:: What you should do ::
Copy the data that follows exactly. Include no pictures.

[Data provided start]

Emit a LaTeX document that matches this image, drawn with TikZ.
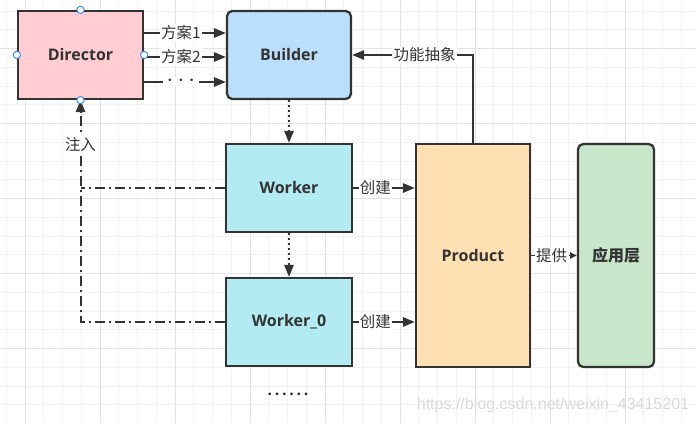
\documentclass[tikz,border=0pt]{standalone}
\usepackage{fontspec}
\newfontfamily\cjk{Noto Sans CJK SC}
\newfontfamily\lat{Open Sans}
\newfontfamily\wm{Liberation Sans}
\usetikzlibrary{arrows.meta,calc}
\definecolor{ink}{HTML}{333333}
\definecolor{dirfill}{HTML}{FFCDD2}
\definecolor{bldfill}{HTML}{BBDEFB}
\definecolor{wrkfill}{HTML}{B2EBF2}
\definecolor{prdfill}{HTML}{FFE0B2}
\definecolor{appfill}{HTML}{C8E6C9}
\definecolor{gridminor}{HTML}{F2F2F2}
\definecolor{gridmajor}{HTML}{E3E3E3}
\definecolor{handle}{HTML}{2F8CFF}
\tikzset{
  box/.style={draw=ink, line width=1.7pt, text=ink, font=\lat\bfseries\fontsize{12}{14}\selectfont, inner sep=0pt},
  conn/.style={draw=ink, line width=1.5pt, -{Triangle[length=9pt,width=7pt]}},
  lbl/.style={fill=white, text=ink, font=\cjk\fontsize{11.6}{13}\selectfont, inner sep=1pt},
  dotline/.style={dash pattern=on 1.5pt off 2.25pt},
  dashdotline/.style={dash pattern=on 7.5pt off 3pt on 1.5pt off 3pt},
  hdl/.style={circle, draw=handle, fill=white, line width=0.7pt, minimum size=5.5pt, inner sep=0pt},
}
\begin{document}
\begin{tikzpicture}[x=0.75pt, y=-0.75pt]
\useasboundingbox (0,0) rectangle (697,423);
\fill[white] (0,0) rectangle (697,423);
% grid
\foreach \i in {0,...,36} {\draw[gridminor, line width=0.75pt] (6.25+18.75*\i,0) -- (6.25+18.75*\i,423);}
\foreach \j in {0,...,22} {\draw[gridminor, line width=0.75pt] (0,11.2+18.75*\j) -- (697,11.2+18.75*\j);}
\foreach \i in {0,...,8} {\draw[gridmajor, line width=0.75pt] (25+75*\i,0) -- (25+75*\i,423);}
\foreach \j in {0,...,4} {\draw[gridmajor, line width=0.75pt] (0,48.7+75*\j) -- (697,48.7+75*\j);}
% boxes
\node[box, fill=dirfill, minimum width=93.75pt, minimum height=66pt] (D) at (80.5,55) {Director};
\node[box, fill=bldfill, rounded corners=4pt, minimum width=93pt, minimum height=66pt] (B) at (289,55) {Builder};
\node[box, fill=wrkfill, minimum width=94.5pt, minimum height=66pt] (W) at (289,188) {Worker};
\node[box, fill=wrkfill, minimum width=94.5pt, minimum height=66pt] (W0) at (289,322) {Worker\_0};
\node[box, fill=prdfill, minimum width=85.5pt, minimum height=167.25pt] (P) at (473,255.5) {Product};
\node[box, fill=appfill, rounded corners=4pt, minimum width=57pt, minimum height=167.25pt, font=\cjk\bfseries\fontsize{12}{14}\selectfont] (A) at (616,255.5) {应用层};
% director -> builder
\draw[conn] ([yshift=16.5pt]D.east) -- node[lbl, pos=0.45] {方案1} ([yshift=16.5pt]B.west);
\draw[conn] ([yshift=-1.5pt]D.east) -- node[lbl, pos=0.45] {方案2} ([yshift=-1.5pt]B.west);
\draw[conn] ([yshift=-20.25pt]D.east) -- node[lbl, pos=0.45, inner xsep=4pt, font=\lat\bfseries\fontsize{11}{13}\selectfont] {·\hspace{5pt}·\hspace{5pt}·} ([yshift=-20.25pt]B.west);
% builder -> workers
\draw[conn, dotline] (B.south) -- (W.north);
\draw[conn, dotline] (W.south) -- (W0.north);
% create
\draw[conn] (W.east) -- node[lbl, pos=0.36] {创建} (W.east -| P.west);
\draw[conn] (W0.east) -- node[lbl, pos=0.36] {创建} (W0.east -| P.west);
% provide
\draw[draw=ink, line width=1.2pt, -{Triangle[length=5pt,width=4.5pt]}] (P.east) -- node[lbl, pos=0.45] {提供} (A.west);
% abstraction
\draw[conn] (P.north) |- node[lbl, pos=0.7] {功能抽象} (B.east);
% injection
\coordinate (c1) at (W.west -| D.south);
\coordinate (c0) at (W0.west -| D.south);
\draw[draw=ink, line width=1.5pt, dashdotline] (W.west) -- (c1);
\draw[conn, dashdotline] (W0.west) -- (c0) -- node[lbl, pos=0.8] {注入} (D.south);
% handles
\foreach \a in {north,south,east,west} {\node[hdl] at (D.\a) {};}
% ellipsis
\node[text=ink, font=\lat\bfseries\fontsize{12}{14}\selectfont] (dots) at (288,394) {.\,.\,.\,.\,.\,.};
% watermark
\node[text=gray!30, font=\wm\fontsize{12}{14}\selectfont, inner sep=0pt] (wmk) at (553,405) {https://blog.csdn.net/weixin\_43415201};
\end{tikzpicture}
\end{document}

[Data provided end]

:: Response below ::
Emit a LaTeX document that matches this image, drawn with TikZ.
\documentclass[tikz,border=0pt]{standalone}
\usepackage{fontspec}
\newfontfamily\cjk{Noto Sans CJK SC}
\newfontfamily\lat{Open Sans}
\newfontfamily\wm{Liberation Sans}
\usetikzlibrary{arrows.meta,calc}
\definecolor{ink}{HTML}{333333}
\definecolor{dirfill}{HTML}{FFCDD2}
\definecolor{bldfill}{HTML}{BBDEFB}
\definecolor{wrkfill}{HTML}{B2EBF2}
\definecolor{prdfill}{HTML}{FFE0B2}
\definecolor{appfill}{HTML}{C8E6C9}
\definecolor{gridminor}{HTML}{F2F2F2}
\definecolor{gridmajor}{HTML}{E3E3E3}
\definecolor{handle}{HTML}{2F8CFF}
\tikzset{
  box/.style={draw=ink, line width=1.7pt, text=ink, font=\lat\bfseries\fontsize{12}{14}\selectfont, inner sep=0pt},
  conn/.style={draw=ink, line width=1.5pt, -{Triangle[length=9pt,width=7pt]}},
  lbl/.style={fill=white, text=ink, font=\cjk\fontsize{11.6}{13}\selectfont, inner sep=1pt},
  dotline/.style={dash pattern=on 1.5pt off 2.25pt},
  dashdotline/.style={dash pattern=on 7.5pt off 3pt on 1.5pt off 3pt},
  hdl/.style={circle, draw=handle, fill=white, line width=0.7pt, minimum size=5.5pt, inner sep=0pt},
}
\begin{document}
\begin{tikzpicture}[x=0.75pt, y=-0.75pt]
\useasboundingbox (0,0) rectangle (697,423);
\fill[white] (0,0) rectangle (697,423);
% grid
\foreach \i in {0,...,36} {\draw[gridminor, line width=0.75pt] (6.25+18.75*\i,0) -- (6.25+18.75*\i,423);}
\foreach \j in {0,...,22} {\draw[gridminor, line width=0.75pt] (0,11.2+18.75*\j) -- (697,11.2+18.75*\j);}
\foreach \i in {0,...,8} {\draw[gridmajor, line width=0.75pt] (25+75*\i,0) -- (25+75*\i,423);}
\foreach \j in {0,...,4} {\draw[gridmajor, line width=0.75pt] (0,48.7+75*\j) -- (697,48.7+75*\j);}
% boxes
\node[box, fill=dirfill, minimum width=93.75pt, minimum height=66pt] (D) at (80.5,55) {Director};
\node[box, fill=bldfill, rounded corners=4pt, minimum width=93pt, minimum height=66pt] (B) at (289,55) {Builder};
\node[box, fill=wrkfill, minimum width=94.5pt, minimum height=66pt] (W) at (289,188) {Worker};
\node[box, fill=wrkfill, minimum width=94.5pt, minimum height=66pt] (W0) at (289,322) {Worker\_0};
\node[box, fill=prdfill, minimum width=85.5pt, minimum height=167.25pt] (P) at (473,255.5) {Product};
\node[box, fill=appfill, rounded corners=4pt, minimum width=57pt, minimum height=167.25pt, font=\cjk\bfseries\fontsize{12}{14}\selectfont] (A) at (616,255.5) {应用层};
% director -> builder
\draw[conn] ([yshift=16.5pt]D.east) -- node[lbl, pos=0.45] {方案1} ([yshift=16.5pt]B.west);
\draw[conn] ([yshift=-1.5pt]D.east) -- node[lbl, pos=0.45] {方案2} ([yshift=-1.5pt]B.west);
\draw[conn] ([yshift=-20.25pt]D.east) -- node[lbl, pos=0.45, inner xsep=4pt, font=\lat\bfseries\fontsize{11}{13}\selectfont] {·\hspace{5pt}·\hspace{5pt}·} ([yshift=-20.25pt]B.west);
% builder -> workers
\draw[conn, dotline] (B.south) -- (W.north);
\draw[conn, dotline] (W.south) -- (W0.north);
% create
\draw[conn] (W.east) -- node[lbl, pos=0.36] {创建} (W.east -| P.west);
\draw[conn] (W0.east) -- node[lbl, pos=0.36] {创建} (W0.east -| P.west);
% provide
\draw[draw=ink, line width=1.2pt, -{Triangle[length=5pt,width=4.5pt]}] (P.east) -- node[lbl, pos=0.45] {提供} (A.west);
% abstraction
\draw[conn] (P.north) |- node[lbl, pos=0.7] {功能抽象} (B.east);
% injection
\coordinate (c1) at (W.west -| D.south);
\coordinate (c0) at (W0.west -| D.south);
\draw[draw=ink, line width=1.5pt, dashdotline] (W.west) -- (c1);
\draw[conn, dashdotline] (W0.west) -- (c0) -- node[lbl, pos=0.8] {注入} (D.south);
% handles
\foreach \a in {north,south,east,west} {\node[hdl] at (D.\a) {};}
% ellipsis
\node[text=ink, font=\lat\bfseries\fontsize{12}{14}\selectfont] (dots) at (288,394) {.\,.\,.\,.\,.\,.};
% watermark
\node[text=gray!30, font=\wm\fontsize{12}{14}\selectfont, inner sep=0pt] (wmk) at (553,405) {https://blog.csdn.net/weixin\_43415201};
\end{tikzpicture}
\end{document}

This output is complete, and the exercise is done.